:: DATASET SECTION

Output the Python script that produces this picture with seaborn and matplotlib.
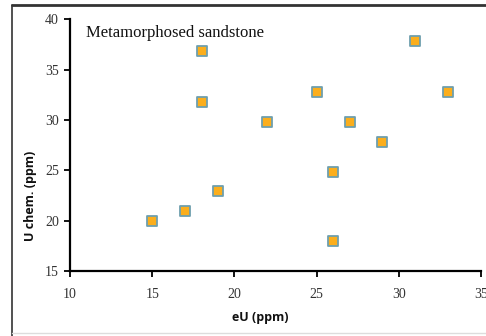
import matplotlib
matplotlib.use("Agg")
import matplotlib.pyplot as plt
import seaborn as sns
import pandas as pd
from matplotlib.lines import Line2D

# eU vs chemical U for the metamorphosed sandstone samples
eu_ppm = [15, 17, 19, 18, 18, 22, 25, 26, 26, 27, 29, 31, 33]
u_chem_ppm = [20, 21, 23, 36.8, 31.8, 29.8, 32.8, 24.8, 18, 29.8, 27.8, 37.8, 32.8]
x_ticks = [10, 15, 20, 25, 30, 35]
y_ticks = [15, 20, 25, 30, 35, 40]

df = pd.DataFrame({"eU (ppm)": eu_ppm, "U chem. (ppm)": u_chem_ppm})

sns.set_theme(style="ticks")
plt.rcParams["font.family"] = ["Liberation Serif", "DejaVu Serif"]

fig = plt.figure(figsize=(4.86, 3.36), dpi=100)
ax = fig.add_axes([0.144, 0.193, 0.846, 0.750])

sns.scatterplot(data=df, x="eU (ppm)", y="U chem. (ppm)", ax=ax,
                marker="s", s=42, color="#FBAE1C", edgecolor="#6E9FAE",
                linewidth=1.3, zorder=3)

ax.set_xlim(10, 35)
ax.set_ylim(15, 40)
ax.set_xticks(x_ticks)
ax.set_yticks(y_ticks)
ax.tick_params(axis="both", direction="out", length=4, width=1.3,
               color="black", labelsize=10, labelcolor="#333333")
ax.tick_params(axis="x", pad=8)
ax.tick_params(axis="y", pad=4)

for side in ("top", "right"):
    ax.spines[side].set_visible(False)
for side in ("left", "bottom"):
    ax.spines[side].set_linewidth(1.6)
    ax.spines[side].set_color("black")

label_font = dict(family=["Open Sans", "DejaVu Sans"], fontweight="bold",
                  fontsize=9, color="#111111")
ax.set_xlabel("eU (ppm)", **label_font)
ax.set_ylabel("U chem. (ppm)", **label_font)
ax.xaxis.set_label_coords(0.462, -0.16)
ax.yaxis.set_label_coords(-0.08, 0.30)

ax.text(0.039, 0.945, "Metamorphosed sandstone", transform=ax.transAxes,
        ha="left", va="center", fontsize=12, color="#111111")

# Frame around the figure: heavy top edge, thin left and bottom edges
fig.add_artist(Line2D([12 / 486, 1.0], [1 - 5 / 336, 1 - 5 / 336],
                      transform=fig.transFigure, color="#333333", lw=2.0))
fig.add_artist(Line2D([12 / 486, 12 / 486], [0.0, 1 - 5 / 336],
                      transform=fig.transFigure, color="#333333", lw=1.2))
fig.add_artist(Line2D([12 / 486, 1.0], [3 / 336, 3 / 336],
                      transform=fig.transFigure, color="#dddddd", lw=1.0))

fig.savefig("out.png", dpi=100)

::::

- [WHAT YOU SHOULD DO]: Omit the pictures, then repeat exactly each line from the beginning of the listing through the line with "from matplotlib.lines import Line2D".

- [CORRECT ANSWER]:
Output the Python script that produces this picture with seaborn and matplotlib.
import matplotlib
matplotlib.use("Agg")
import matplotlib.pyplot as plt
import seaborn as sns
import pandas as pd
from matplotlib.lines import Line2D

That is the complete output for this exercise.